Kitten (Russian: Кошечка, Koshechka) is a 1968 Soviet computer animation short film, one of the earliest examples of its kind. Produced using the BESM-4 computer, it features a realistic silhouette of a cat and was created as a technical demonstration of computational animation possibilities.

== Plot ==
The film depicts the movement of a cat's silhouette in a lifelike manner, serving primarily as a showcase of early digital animation techniques.

== Technical features ==
The frames were generated by printing onto paper using the alphanumeric printing device ACPU-128. A professional hand-drawn animator then transferred these frames onto film. The first frames (seen before the credits) were hand-drawn by the animator to depict the cat arching its back, making faces, and blinking.

The cat's movement was modeled using second-order differential equations, likely the first instance of this technique being applied to computer animation. The equations were developed by Viktor Minakhin, based on his own quadrupedal movement and muscle coordination (he walked on all fours and observed his own muscle sequence).

A key innovation was representing the 3D animated object as a hierarchical data structure akin to an octree. Similar techniques were rediscovered in Western animation only in the 1980s, though biomechanical motion calculations existed earlier, dating back to the 1970s. Unlike later physics-based animations, the equations were designed "by eye" to replicate typical feline gait. Despite this, the realism impressed experts like Rick Parent, author of Computer Animation: Algorithms and Technologies.

== Production history ==
Development began in Alexander Kronrod's lab at the Institute for Theoretical and Experimental Physics. After Kronrod signed the Letter of the Ninety-Nine, the lab was shut down. The team relocated first to the Institute for Problems in Information Transmission and later to Moscow Pedagogical State University, while frame production continued at Moscow State University's Department of Scientific Cinematography.

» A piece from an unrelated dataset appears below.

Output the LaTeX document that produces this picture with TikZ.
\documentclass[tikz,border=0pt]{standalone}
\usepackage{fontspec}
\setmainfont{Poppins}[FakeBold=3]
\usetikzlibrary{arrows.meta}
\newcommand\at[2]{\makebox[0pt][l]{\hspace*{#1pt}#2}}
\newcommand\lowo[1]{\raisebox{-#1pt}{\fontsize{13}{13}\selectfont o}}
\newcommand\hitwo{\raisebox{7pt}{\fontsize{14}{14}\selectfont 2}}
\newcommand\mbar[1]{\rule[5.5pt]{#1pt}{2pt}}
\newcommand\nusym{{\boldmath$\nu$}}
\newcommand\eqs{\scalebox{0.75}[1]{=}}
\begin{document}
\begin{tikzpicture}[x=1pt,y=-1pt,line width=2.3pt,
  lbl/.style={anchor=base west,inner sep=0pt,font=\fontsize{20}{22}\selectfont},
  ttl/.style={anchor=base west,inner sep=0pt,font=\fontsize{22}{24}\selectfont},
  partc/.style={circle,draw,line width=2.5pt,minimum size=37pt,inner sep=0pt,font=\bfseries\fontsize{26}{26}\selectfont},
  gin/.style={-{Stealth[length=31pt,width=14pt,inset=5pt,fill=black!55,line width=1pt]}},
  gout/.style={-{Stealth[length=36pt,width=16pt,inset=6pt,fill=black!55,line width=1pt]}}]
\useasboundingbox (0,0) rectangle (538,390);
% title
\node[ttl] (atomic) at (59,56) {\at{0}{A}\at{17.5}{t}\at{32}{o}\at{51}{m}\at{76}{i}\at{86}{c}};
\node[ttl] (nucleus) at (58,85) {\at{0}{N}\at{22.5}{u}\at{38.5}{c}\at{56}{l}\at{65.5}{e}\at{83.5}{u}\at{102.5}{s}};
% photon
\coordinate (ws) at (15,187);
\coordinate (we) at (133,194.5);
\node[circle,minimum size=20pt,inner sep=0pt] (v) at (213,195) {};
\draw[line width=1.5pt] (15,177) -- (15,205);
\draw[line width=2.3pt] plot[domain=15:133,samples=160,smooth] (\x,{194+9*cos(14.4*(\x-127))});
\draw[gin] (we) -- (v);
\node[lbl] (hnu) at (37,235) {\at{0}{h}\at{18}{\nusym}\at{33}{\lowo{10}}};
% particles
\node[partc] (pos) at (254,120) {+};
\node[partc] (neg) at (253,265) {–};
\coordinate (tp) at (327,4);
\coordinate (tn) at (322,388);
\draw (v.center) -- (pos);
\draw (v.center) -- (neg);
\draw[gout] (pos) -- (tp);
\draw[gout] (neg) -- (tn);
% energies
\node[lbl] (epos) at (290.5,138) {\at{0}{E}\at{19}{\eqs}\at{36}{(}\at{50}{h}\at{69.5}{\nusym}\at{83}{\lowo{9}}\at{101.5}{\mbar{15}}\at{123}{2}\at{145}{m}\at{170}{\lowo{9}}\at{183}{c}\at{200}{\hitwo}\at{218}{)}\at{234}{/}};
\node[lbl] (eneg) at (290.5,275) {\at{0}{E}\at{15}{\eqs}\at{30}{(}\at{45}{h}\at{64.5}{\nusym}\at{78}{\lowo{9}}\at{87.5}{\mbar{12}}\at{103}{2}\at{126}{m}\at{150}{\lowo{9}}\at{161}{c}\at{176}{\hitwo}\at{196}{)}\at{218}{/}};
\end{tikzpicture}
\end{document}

When rendering the film on different BESM-4 machines across various institutes, the creators encountered issues with incompatible machine codes, requiring them to make on-the-fly adjustments to the program.

The premiere took place at Moscow State University, and Konstantinov later screened it in school lectures. In 1974, the journal Problems of Cybernetics published a detailed account of the film's creation process.